### Record list:
★ ★ ★ ★
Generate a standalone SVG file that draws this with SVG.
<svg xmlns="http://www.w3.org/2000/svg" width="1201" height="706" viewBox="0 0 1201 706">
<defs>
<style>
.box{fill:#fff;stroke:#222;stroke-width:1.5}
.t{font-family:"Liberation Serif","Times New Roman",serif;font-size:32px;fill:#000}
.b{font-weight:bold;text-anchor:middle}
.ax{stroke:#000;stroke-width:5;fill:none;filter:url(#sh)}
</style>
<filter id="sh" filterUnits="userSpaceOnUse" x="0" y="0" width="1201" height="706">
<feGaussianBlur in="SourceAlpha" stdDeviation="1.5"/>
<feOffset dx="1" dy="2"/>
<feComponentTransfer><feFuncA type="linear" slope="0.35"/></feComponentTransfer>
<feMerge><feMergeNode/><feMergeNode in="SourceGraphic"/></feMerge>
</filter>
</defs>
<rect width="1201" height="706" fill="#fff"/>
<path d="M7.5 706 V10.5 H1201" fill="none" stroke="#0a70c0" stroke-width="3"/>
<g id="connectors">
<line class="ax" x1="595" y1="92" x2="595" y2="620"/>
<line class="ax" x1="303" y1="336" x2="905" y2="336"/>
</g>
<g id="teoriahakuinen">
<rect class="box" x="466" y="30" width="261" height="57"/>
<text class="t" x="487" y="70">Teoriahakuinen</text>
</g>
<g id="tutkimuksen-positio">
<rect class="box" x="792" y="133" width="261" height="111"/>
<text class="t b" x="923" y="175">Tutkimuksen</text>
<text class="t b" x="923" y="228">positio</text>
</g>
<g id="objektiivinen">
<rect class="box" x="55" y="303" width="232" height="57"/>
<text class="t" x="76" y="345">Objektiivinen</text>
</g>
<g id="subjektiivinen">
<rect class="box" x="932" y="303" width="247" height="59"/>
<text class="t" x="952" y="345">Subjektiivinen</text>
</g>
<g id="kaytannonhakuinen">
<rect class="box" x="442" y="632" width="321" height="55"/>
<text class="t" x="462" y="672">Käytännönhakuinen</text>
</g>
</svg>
★ ★ ★ ★
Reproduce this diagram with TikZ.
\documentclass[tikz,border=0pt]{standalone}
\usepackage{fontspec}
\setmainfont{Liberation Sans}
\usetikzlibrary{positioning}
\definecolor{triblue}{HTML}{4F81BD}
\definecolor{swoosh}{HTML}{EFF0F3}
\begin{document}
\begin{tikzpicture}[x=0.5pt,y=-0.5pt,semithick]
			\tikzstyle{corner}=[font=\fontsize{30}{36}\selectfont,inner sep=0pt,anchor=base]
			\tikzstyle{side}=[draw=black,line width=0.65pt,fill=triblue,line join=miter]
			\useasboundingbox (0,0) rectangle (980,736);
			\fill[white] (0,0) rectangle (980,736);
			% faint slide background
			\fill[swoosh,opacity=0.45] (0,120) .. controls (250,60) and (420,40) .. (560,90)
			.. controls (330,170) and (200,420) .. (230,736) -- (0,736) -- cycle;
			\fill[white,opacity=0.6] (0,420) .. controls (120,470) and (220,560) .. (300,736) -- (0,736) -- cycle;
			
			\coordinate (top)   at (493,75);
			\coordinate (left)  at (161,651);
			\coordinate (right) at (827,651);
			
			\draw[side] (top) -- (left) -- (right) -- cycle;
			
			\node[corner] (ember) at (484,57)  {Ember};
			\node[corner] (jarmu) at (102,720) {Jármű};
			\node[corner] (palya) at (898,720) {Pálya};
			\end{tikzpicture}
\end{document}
★ ★ ★ ★
### Exercise:
Go through the preceding material and copy each line that has the word "standalone".

### Response:
Generate a standalone SVG file that draws this with SVG.
\documentclass[tikz,border=0pt]{standalone}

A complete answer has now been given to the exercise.